----- EXERCISE MATERIAL

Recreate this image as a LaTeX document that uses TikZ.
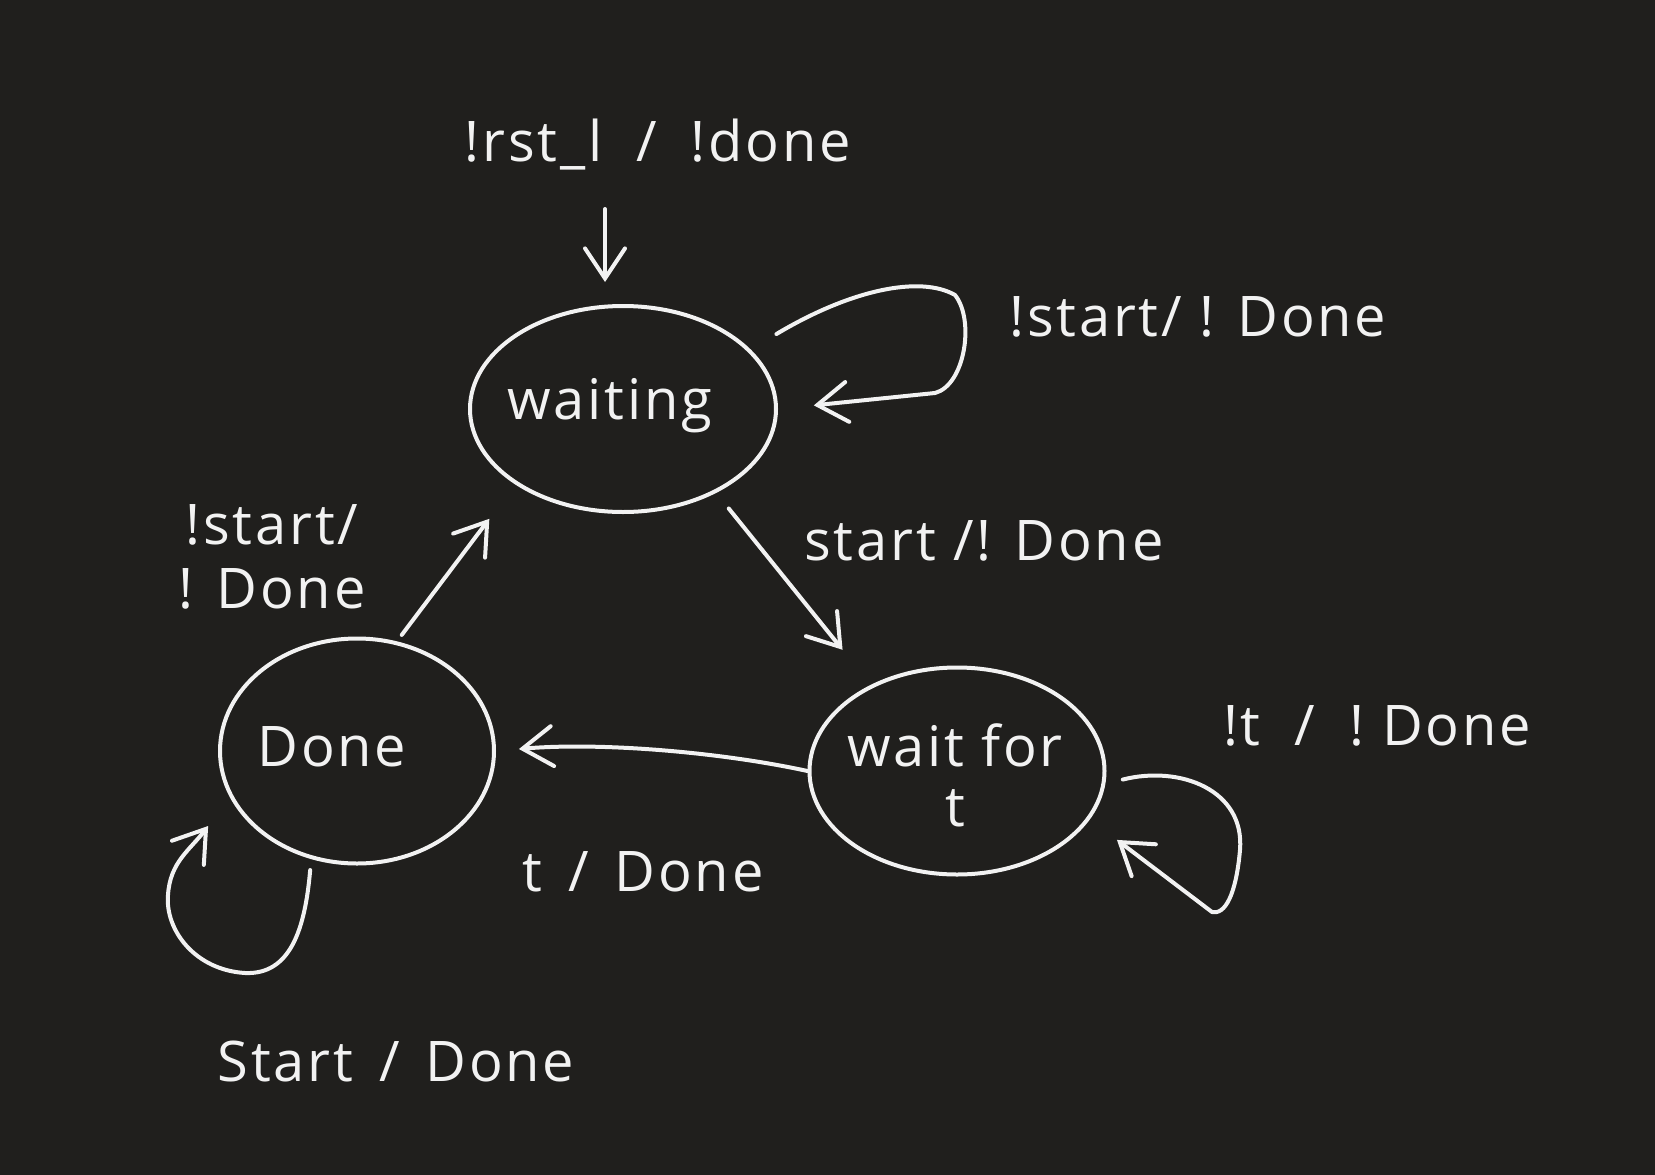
\documentclass[tikz,border=0pt]{standalone}
\usepackage{fontspec}
\setmainfont{Open Sans}[LetterSpace=5]
\usetikzlibrary{arrows.meta,shapes.geometric}
\definecolor{bg}{HTML}{201F1D}
\definecolor{ink}{HTML}{F2F2F2}
\tikzset{
  state/.style={ellipse, draw=ink, line width=4pt, text=ink, inner sep=0pt},
  lbl/.style={text=ink, font=\fontsize{56}{64}\selectfont, inner sep=0pt, align=center},
  arr/.style={draw=ink, line width=4pt, line cap=round, line join=round,
    -{Straight Barb[length=30pt,width=40pt,line cap=round]}},
}
\begin{document}
\begin{tikzpicture}[x=1pt,y=-1pt]
\fill[bg] (0,0) rectangle (1655,1175);
\useasboundingbox (0,0) rectangle (1655,1175);

% states
\node[state, minimum width=306pt, minimum height=206pt] (waiting) at (623,409) {};
\node[lbl] (waitingtxt) at (610,406) {waiting};
\node[state, minimum width=274pt, minimum height=225pt] (done) at (357,751) {};
\node[lbl] (donetxt) at (332,747) {Done};
\node[state, minimum width=295pt, minimum height=207pt] (waitfor) at (957,771) {};
\node[lbl] (waitfortxt) at (955,775) {wait for\\[-4pt]t};

% initial transition
\node[lbl] (initlbl) at (658,145) {!rst\_l\hspace{34pt}/\hspace{34pt}!done};
\coordinate (init) at (605,209);
\draw[arr, shorten >=22pt] (init) -- (init |- waiting.north);

% waiting self loop
\node[lbl] (l1) at (1198,317) {!start/ ! Done};
\draw[arr, shorten <=30pt, shorten >=36pt] (waiting.25)
  .. controls (850,290) and (920,275) .. (955,295)
  .. controls (975,320) and (965,385) .. (935,393) -- (waiting.east);

% waiting -> wait for t
\node[lbl] (l2) at (984,541) {start /! Done};
\draw[arr, shorten <=20pt, shorten >=45pt] (waiting.-42) -- (waitfor.135);

% Done -> waiting
\node[lbl] (l3) at (272,557) {!start/\\! Done};
\draw[arr, shorten <=8pt, shorten >=43pt] (done.70) -- (waiting.215);

% wait for t -> Done
\node[lbl] (l4) at (643,872) {t\hspace{26pt}/\hspace{26pt}Done};
\draw[arr, shorten >=23pt] (waitfor.west)
  .. controls (720,752) and (600,742) .. (done.east);

% wait for t self loop
\node[lbl] (l5) at (1377,726) {!t\hspace{34pt}/\hspace{34pt}!\hspace{18pt}Done};
\draw[arr, shorten <=18pt, shorten >=34pt] (waitfor.-5)
  .. controls (1180,765) and (1245,790) .. (1240,850)
  .. controls (1236,895) and (1225,915) .. (1212,912) -- (waitfor.-20);

% Done self loop
\node[lbl] (l6) at (396,1061) {Start\hspace{26pt}/\hspace{26pt}Done};
\draw[arr, shorten <=11pt, shorten >=36pt] (done.-113)
  .. controls (305,930) and (290,975) .. (245,973)
  .. controls (195,970) and (165,930) .. (168,895)
  .. controls (170,862) and (190,850) .. (done.-160);
\end{tikzpicture}
\end{document}
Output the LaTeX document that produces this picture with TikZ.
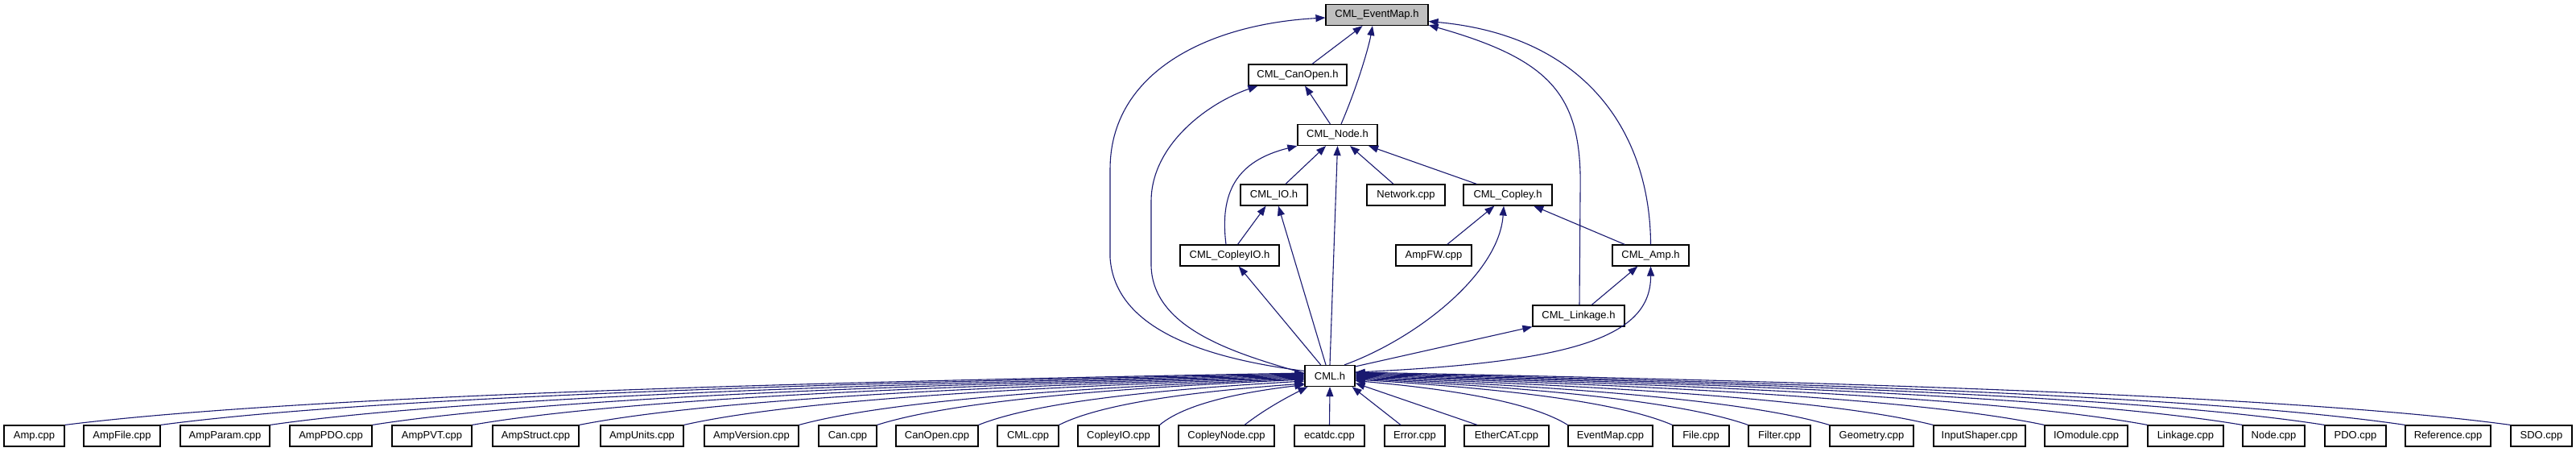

----------

Go through the listing above and write it all out exactly, leaving out any picture.

**RESPONSE TO THIS TASK**
Recreate this image as a LaTeX document that uses TikZ.
\documentclass[tikz,border=0pt]{standalone}
\usepackage{fontspec}
\setmainfont{Open Sans}[LetterSpace=5]
\usetikzlibrary{arrows.meta,shapes.geometric}
\definecolor{bg}{HTML}{201F1D}
\definecolor{ink}{HTML}{F2F2F2}
\tikzset{
  state/.style={ellipse, draw=ink, line width=4pt, text=ink, inner sep=0pt},
  lbl/.style={text=ink, font=\fontsize{56}{64}\selectfont, inner sep=0pt, align=center},
  arr/.style={draw=ink, line width=4pt, line cap=round, line join=round,
    -{Straight Barb[length=30pt,width=40pt,line cap=round]}},
}
\begin{document}
\begin{tikzpicture}[x=1pt,y=-1pt]
\fill[bg] (0,0) rectangle (1655,1175);
\useasboundingbox (0,0) rectangle (1655,1175);

% states
\node[state, minimum width=306pt, minimum height=206pt] (waiting) at (623,409) {};
\node[lbl] (waitingtxt) at (610,406) {waiting};
\node[state, minimum width=274pt, minimum height=225pt] (done) at (357,751) {};
\node[lbl] (donetxt) at (332,747) {Done};
\node[state, minimum width=295pt, minimum height=207pt] (waitfor) at (957,771) {};
\node[lbl] (waitfortxt) at (955,775) {wait for\\[-4pt]t};

% initial transition
\node[lbl] (initlbl) at (658,145) {!rst\_l\hspace{34pt}/\hspace{34pt}!done};
\coordinate (init) at (605,209);
\draw[arr, shorten >=22pt] (init) -- (init |- waiting.north);

% waiting self loop
\node[lbl] (l1) at (1198,317) {!start/ ! Done};
\draw[arr, shorten <=30pt, shorten >=36pt] (waiting.25)
  .. controls (850,290) and (920,275) .. (955,295)
  .. controls (975,320) and (965,385) .. (935,393) -- (waiting.east);

% waiting -> wait for t
\node[lbl] (l2) at (984,541) {start /! Done};
\draw[arr, shorten <=20pt, shorten >=45pt] (waiting.-42) -- (waitfor.135);

% Done -> waiting
\node[lbl] (l3) at (272,557) {!start/\\! Done};
\draw[arr, shorten <=8pt, shorten >=43pt] (done.70) -- (waiting.215);

% wait for t -> Done
\node[lbl] (l4) at (643,872) {t\hspace{26pt}/\hspace{26pt}Done};
\draw[arr, shorten >=23pt] (waitfor.west)
  .. controls (720,752) and (600,742) .. (done.east);

% wait for t self loop
\node[lbl] (l5) at (1377,726) {!t\hspace{34pt}/\hspace{34pt}!\hspace{18pt}Done};
\draw[arr, shorten <=18pt, shorten >=34pt] (waitfor.-5)
  .. controls (1180,765) and (1245,790) .. (1240,850)
  .. controls (1236,895) and (1225,915) .. (1212,912) -- (waitfor.-20);

% Done self loop
\node[lbl] (l6) at (396,1061) {Start\hspace{26pt}/\hspace{26pt}Done};
\draw[arr, shorten <=11pt, shorten >=36pt] (done.-113)
  .. controls (305,930) and (290,975) .. (245,973)
  .. controls (195,970) and (165,930) .. (168,895)
  .. controls (170,862) and (190,850) .. (done.-160);
\end{tikzpicture}
\end{document}
Output the LaTeX document that produces this picture with TikZ.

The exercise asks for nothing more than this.